WASHINGTON (JTA) — Vice President Joe Biden criticized Israeli Prime Minister Benjamin Netanyahu for leading Israel “in the wrong direction” in an unusually strongly worded speech to J Street.
“I firmly believe that the actions that Israel’s government has taken over the past several years — the steady and systematic expansion of settlements, the legalization of outposts, land seizures — they’re moving us and more importantly they’re moving Israel in the wrong direction,” Biden told the liberal Israel advocacy group’s annual gala Monday evening.
Biden and Secretary of State John Kerry lavished praise on J Street for embracing the Obama administration’s push last year for a nuclear deal with Iran in the face of opposition from centrist pro-Israel sentiment.
Each speaker emphasized that the Obama administration had not given up on the two-state solution, although Kerry’s 2013-14 efforts collapsed into mutual recriminations between Israel and the Palestinians, and Israel and the United States.

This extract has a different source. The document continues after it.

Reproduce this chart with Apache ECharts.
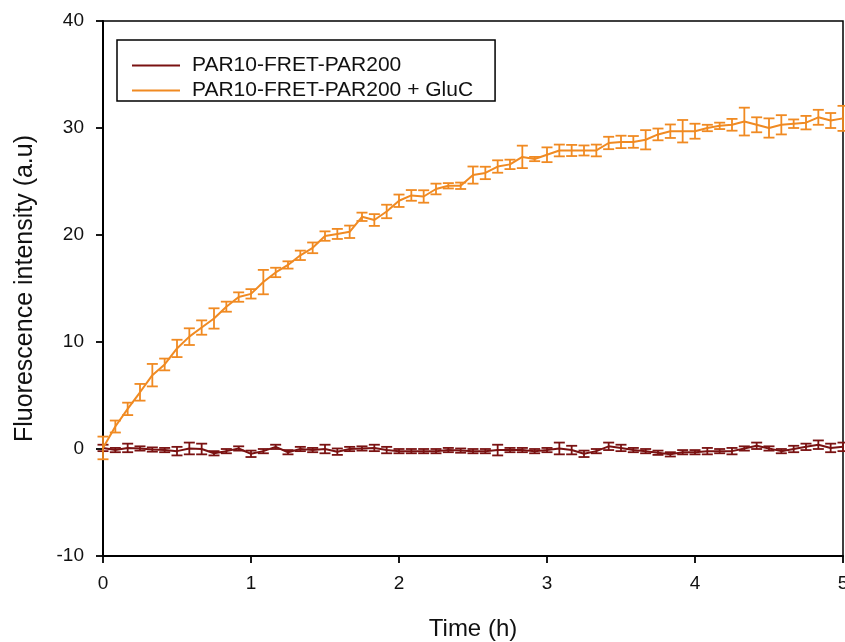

“We continue to advance a two-state solution as the only solution because anything else will not be Jewish and will not be democratic,” Kerry said.
“For the next nine months we will not stop working to find” a solution, he said to applause.
There has been speculation in the media that the Obama administration will outline the contours of a final-status agreement between Israel and the Palestinians before the end of its term in January, although both the Israelis and the Palestinians are wary of any such move. Neither Biden nor Kerry offered specifics of how President Barack Obama planned to advance peace talks.
In an extraordinary moment, Biden asked Stav Shaffir, a Knesset member from the opposition Zionist Union camp, to stand up. Earlier in the evening, Shaffir had lacerated Netanyahu’s peace policies.
“May your views once again become the majority in the Israeli Knesset,” the vice president said.
In addition to his criticism of Netanyahu, Biden rapped the Palestinians for seeking statehood recognition outside the parameters of talks with Israel and for not robustly condemning terrorism.
“There is no political will among Israelis or Palestinians to move forward,” he said.
Biden delivered similar impressions last month in an address to the American Israel Public Affairs Committee, although in that instance, a greater proportion of his speech was devoted to defending Obama’s Israel record.
Biden and Kerry, as well as J Street, separately and strongly condemned the terrorist attack in Jerusalem on Monday, in which a bus bombing injured at least 21 people.